“Promise made. Promise kept” is the pithy comment State Senator Tom Duane offered in response to Governor Eliot Spitzer’s introduction on April 27 of Spitzer’s program bill to enact marriage equality for same-sex couples.
“The governor helps frame the public agenda and his strong formal support raises the credibility and visibility of the issue enormously,” added Assemblymember Richard Gottfried, who with Duane has sponsored the marriage measure in recent years.
When Spitzer took office in January, expectations by gay-marriage supporters could not have been higher. Even with impressive initiatives that increased funds for L.G.B.T. health and social service programs, the big waiting game has remained the timing of the governor’s marriage push.
Now, with marriage proponents building impressive legislative support, especially in the Democratic-controlled Assembly, Spitzer has put his formal imprimatur on the push for full equality.
He is to be congratulated for responding to a politically sensitive challenge with a bold public step.
To be sure, many others deserve credit as well. Key friends in the Legislature — Duane and Assemblymembers Deborah Glick, Daniel O’Donnell and Gottfried, all Manhattan Democrats, and all, save Gottfried, out gay officials — have worked hand in hand with the governor’s advisers to make this day possible. Matthew Titone’s victory in the recent special election to a Staten Island Assembly seat as an out gay man and Craig Johnson’s February win in a special Long Island State Senate race as a marriage-equality supporter also contributed valuable political impetus.
The strong team of advocates that Alan Van Capelle leads at the Empire State Pride Agenda deserve enormous praise for building a broad coalition of support — among activists, labor leaders, religious figures and legislators — for moving marriage equality forward.
We look to the governor for continued vocal leadership and call on City Council Speaker Christine Quinn to use the power and prestige of her position to encourage Speaker Silver to bring the issue to the Assembly floor for a vote.

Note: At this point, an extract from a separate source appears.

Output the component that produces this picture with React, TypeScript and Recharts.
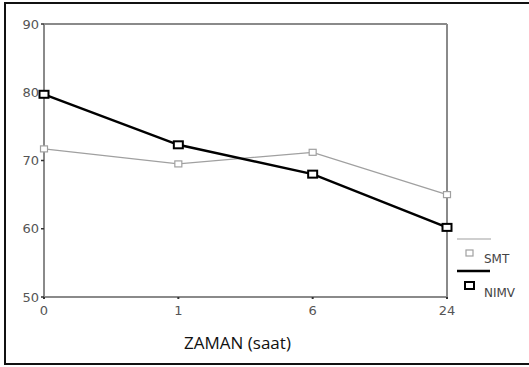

And we call on Speaker Silver to no longer be neutral on the issue and to do the right thing: to recognize the growing tally of gay-marriage supporters in the Democratic-controlled Assembly and allow a vote in the Assembly this year.
The Republican-led State Senate is a tougher nut, and here we will count on Mayor Michael Bloomberg to fulfill the pledge he made in an interview with The Villager late in 2005: to testify personally in support of marriage equality for same-sex couples. When asked if he would support gay marriage legislation in Albany, the mayor responded, “I will go and testify.… When I say I’ll do something, I’ll do something.”
Assembly action is achievable this year, and would enormously shift the debate. Responsible Republicans such as the mayor can help transform the playing field in Albany, in the State Senate and Assembly, so that gay marriage becomes inevitable much sooner than later.